My favorite James Bond moment of all time was about cold-blooded murder. It happened in Dr. No when Sean Connery looked at Anthony Dawson‘s Professor Dent, told him that the weapon he’s just tried to dispatch Connery with “is a Smith and Wesson, and you’ve had your six.” And then thunk! And then once more for good measure, in Dawson’s back….thunk! Cold as ice, and rather enjoying it.

This is the 007 I’ve wanted to hang with with ever since, but who’s never once re-appeared. Not really. Except, I suppose, mildly speaking, in the finale of Casino Royale. A guy who has a license to be an heartless killing bastard and get away with it.

This is in response to Matthew Oshinsky‘s 11.3 Daily Beast piece, “Has Bond Lost His Balls?”

“The new Bond is unmistakably a hero of the 21st century, when his baggage sells tickets. Some have compared him with Jason Bourne, the amnesiac contract assassin who made Matt Damon a household name. Like Bond, Bourne kills his way to the truth. But the better parallel is found in the rejuvenated Batman series, which has stripped its central character of his outdated penthouse charm (a la Adam West and Michael Keaton, neither of whom appeared out of uniform without arm candy), and focused morbid attention on his self-esteem.

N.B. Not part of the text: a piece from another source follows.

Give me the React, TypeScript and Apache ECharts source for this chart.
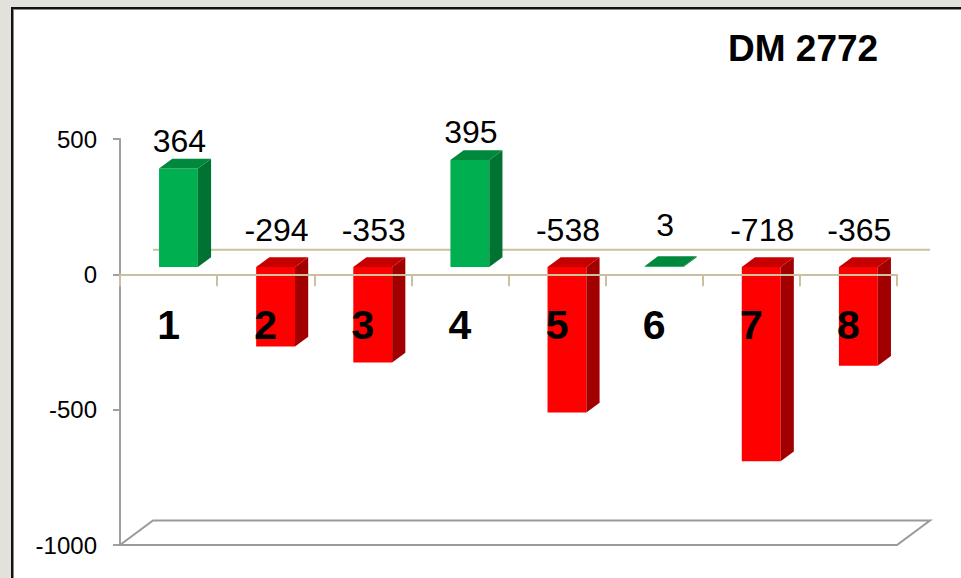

These are dark and lonely times for our action stars. Much like Bruce Wayne, James Bond is accustomed to having a lot more sex.

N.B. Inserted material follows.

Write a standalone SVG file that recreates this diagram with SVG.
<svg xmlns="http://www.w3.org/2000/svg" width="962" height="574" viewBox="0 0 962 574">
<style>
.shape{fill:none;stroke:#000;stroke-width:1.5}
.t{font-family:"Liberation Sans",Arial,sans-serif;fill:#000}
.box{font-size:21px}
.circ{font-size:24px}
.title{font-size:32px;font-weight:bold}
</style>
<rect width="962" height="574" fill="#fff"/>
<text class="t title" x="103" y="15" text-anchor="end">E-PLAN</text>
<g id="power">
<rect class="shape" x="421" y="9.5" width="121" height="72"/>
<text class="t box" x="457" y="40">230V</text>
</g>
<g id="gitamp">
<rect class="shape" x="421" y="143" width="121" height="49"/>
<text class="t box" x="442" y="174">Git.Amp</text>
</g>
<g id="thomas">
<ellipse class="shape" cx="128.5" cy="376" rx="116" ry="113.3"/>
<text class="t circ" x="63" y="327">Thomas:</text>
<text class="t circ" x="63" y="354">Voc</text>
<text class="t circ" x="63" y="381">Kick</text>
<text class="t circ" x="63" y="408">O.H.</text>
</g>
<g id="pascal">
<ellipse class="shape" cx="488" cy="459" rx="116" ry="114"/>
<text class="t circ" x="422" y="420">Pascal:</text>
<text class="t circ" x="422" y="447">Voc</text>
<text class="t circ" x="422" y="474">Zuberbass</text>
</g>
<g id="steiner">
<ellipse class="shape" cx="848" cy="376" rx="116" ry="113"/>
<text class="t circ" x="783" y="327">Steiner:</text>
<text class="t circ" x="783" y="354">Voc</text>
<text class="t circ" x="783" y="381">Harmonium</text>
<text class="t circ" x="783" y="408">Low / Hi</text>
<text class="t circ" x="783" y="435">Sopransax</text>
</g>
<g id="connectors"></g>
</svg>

“When the first Bond film, Dr. No, was released in 1962, the superagent’s masculinity was measured as much by his domination of women as by pistol skills. Nearly 50 years later, it is measured by the cuts on his face and the scars in his soul. Of course, the character is more difficult to pin down now — thanks to the rejiggering of the series’ chronology, he is at once younger than he was in Dr. No, yet fighting eco-terrorists in 2008. In Quantum of Solace, Bond is still inexperienced, unaware of himself, and about as romantic as a rottweiler. Maybe he just needs time to blossom into the man who seduced the globe in the seamy ’60s.

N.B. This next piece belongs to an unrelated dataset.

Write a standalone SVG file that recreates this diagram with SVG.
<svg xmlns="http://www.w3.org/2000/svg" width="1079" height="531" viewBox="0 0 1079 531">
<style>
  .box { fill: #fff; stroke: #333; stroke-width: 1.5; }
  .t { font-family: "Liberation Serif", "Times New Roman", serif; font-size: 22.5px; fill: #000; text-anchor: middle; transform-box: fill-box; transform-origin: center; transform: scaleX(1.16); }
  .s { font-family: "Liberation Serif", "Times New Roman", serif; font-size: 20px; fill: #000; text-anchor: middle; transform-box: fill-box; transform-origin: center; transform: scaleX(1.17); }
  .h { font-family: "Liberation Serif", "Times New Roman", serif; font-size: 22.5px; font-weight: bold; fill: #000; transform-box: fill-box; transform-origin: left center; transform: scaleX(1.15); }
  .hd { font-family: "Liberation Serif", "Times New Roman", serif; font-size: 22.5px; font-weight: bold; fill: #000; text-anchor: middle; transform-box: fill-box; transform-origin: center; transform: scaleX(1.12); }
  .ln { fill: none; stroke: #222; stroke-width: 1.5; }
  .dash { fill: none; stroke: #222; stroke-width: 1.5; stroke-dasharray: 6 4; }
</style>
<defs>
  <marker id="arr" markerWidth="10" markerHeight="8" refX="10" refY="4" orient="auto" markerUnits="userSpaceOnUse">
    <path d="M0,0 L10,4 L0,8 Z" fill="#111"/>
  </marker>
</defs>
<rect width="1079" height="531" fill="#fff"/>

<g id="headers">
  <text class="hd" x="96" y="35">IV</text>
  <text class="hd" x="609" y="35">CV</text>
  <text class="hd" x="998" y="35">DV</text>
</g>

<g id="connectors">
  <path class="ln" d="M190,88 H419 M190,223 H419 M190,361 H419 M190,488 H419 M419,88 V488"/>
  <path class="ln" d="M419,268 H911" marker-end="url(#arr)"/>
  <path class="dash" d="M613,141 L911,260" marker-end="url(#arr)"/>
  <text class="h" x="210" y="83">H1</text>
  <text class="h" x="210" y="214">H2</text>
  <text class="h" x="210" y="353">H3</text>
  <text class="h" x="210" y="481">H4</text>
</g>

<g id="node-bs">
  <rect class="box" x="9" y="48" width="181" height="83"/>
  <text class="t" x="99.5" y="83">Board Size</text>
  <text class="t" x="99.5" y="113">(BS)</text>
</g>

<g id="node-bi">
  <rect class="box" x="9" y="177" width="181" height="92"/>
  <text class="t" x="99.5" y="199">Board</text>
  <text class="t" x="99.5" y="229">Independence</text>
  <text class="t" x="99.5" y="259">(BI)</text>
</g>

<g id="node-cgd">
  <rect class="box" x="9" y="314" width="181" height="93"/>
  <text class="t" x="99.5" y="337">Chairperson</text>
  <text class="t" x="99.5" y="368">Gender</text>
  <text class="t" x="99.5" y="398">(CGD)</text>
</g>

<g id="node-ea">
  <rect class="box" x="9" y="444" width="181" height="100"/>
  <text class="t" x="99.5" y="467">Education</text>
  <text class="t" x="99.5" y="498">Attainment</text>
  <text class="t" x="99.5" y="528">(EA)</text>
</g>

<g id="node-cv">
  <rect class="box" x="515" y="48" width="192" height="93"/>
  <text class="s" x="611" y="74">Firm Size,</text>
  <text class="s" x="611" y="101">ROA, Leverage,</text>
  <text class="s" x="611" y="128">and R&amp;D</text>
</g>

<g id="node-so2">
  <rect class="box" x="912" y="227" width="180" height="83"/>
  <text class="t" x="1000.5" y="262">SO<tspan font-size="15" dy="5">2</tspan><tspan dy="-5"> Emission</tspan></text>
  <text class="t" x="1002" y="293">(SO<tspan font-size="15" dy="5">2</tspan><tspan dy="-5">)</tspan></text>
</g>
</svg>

“Or is this dispassionate killer the one Fleming first envisioned? The author, a notorious womanizer who had served in the Naval Intelligence Division of the Admiralty, once called his creation a ‘highly romanticized version of a true spy.’ But most agree that Fleming based Bond on himself, infusing the character with both the cold ferocity and the magnetism that he did not fully possess.

“Initially, studios rejected the idea of adapting Bond for the screen not on account of his immodest sexuality, not is bloodlust. But the immediate success of Dr. No with male and female viewers alike showed that belly dancers and unsheathed innuendos would be essential elements in any tale of espionage told in the 1960s. After Fleming died in 1964, the cold war thawed, the counterculture evolved, and Bond’s libido became his defining characteristic. But by the 1990s, Brosnan smirked his way into sexual parody and invisible missile-loaded cars received top billing.

“The version of Bond that Hollywood has offered over the span of 22 movies has always been decided by the prevailing desires of the era. This Bond is joining us in an uncertain time — heartbroken, confused, vengeful, and chugging his martinis rather than just sipping them.”